IJWBAA [eej-wah] is a Filipino digital artist and the first Filipino recognized in the Techspressionism movement. He is a neologist and the originator of Decolonial Minimalism—an art movement that reclaims minimalism through ancestral memory and cultural reawakening. His works, compiled in two volumes of I Just Wannabe an Artist, have been recognized, officially archived, cataloged, and made available in the collections of the Gallerie degli Uffizi, Museo Reina Sofía, the National Museum of the Philippines, Getty Research Institute, and other prominent cultural institutions worldwide.


inabal

inabal

Decolonial Minimalism Founding Work (Culture - Habi)

Size: 1400 x 1400 pixels

Medium: Digital Art

Artist: IJWBAA

Year: 2025

Description:

Vibrant yet measured, this inabal textile unfurls in rhythmic sequences of geometry—zigzags, chevrons, and lozenges—woven with ancestral intent and ceremonial precision. Each band pulses with chromatic command: red, ochre, black, and earth-toned whites converge as a woven cosmogram. Repetition here is not mere pattern; it is invocation—each motif a vessel of memory, each hue a passage through ancestral time.
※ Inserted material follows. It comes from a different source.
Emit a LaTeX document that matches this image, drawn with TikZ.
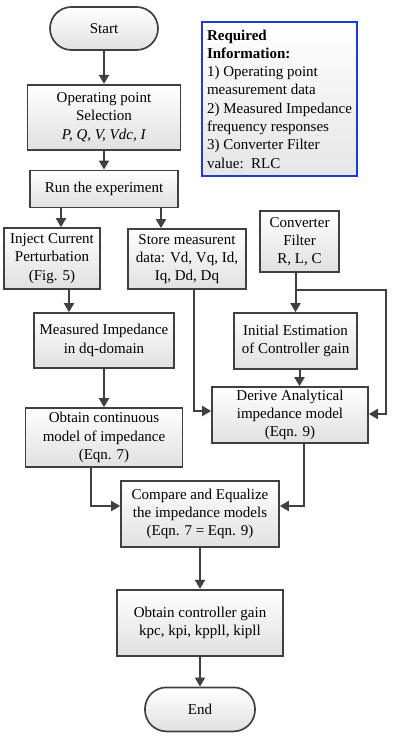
\documentclass[tikz,border=0pt]{standalone}
\usepackage{fontspec}
\setmainfont{Liberation Serif}
\usetikzlibrary{arrows.meta,positioning,calc}
\definecolor{linegray}{HTML}{404040}
\definecolor{infoblue}{HTML}{1A3FD0}

\begin{document}
\begin{tikzpicture}[
    x=1pt, y=-1pt,
    every node/.style={font=\fontsize{15}{18.3}\selectfont},
    block/.style={rectangle, draw=linegray, line width=1.7pt, top color=white, bottom color=black!12, align=center, inner sep=2pt},
    term/.style={block, rounded corners=21.5pt},
    arrow/.style={-{Triangle[length=9pt,width=10pt]}, line width=2pt, draw=linegray}
]
\useasboundingbox (0,0) rectangle (415,744);

\node[term, minimum width=108pt, minimum height=43pt] (start) at (104,28.5) {Start};
\node[block, below=33pt of start, minimum width=153pt, minimum height=65pt] (opsel) {Operating point\\Selection\\\textit{P, Q, V, Vdc, I}};
\node[block, below=19pt of opsel, minimum width=148pt, minimum height=37pt] (run) {Run the experiment};

\node[rectangle, draw=infoblue, line width=2.2pt, top color=white, bottom color=black!10, align=left, inner sep=3pt, minimum width=155pt, minimum height=154pt] (info) at (279.5,99)
  {\textbf{Required}\\\textbf{Information:}\\1) Operating point\\measurement data\\2) Measured Impedance\\frequency responses\\3) Converter Filter\\value:\ \ RLC};

\node[block, minimum width=96pt, minimum height=61pt] (inject) at (52,258.5) {Inject Current\\Perturbation\\(Fig. 5)};
\node[block, minimum width=118pt, minimum height=60pt] (store) at (187,259) {Store measurent\\data: Vd, Vq, Id,\\Iq, Dd, Dq};
\node[block, minimum width=79pt, minimum height=61pt] (filter) at (299.5,241.5) {Converter\\Filter\\R, L, C};

\node[block, minimum width=140pt, minimum height=55pt] (measz) at (104,340.5) {Measured Impedance\\in dq-domain};
\node[block, minimum width=123pt, minimum height=56pt] (initest) at (295.5,341) {Initial Estimation\\of Controller gain};
\node[block, minimum width=156pt, minimum height=56pt] (derive) at (290,415) {Derive Analytical\\impedance model\\(Eqn. 9)};
\node[block, minimum width=157pt, minimum height=59pt] (contmod) at (104,437.5) {Obtain continuous\\model of impedance\\(Eqn. 7)};

\node[block, minimum width=158pt, minimum height=66pt] (compare) at (200,514) {Compare and Equalize\\the impedance models\\(Eqn. 7 = Eqn. 9)};
\node[block, below=41pt of compare, minimum width=166pt, minimum height=66pt] (gain) {Obtain controller gain\\kpc, kpi, kppll, kipll};
\node[term, below=30pt of gain, minimum width=110pt, minimum height=44pt] (end) {End};

\coordinate (fork) at ($(initest.north |- filter.south)+(0,17)$);

\draw[arrow] (start) -- (opsel);
\draw[arrow] (opsel) -- (run);
\draw[arrow] ([xshift=-43pt]run.south) -- ([xshift=-43pt]run.south |- inject.north);
\draw[arrow] ([xshift=57pt]run.south) -- ([xshift=57pt]run.south |- store.north);
\draw[arrow] ([xshift=17pt]inject.south) -- ([xshift=17pt]inject.south |- measz.north);
\draw[arrow] (measz.south) -- (measz.south |- contmod.north);
\draw[arrow] ([xshift=7pt]store.south) |- ([yshift=4pt]derive.west);
\draw[arrow] (initest.north |- filter.south) -- (initest.north);
\draw[arrow] (fork) -- ++(90,0) |- ([yshift=1pt]derive.east);
\draw[arrow] ([xshift=4pt]initest.south) -- ([xshift=4pt]initest.south |- derive.north);
\draw[arrow] ([xshift=14pt]derive.south) |- ([yshift=8pt]compare.east);
\draw[arrow] ([xshift=-13pt]contmod.south) |- ([yshift=8pt]compare.west);
\draw[arrow] (compare) -- (gain);
\draw[arrow] (gain) -- (end);
\end{tikzpicture}
\end{document}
Inabal is not simply woven material; it is ceremony in fiber, sovereignty in thread. Crafted by Bagobo artisans on backstrap looms, its structure holds more than form—it holds worldview. The palette is not decorative whim but cosmological compass: it mirrors terrain, ritual, warfare, and kinship. This cloth doesn’t speak—it chants, encoded with spiritual and social order, surviving dispossession through intricate devotion.

Through the lens of decolonial minimalism, inabal emerges not as embellishment but as epistemology. Ornament becomes philosophy. In its visual strictness lies a generosity of meaning—mapping belief systems, land stewardship, and embodied time across the warp and weft. What may appear as abstraction is, in truth, sovereignty made visible.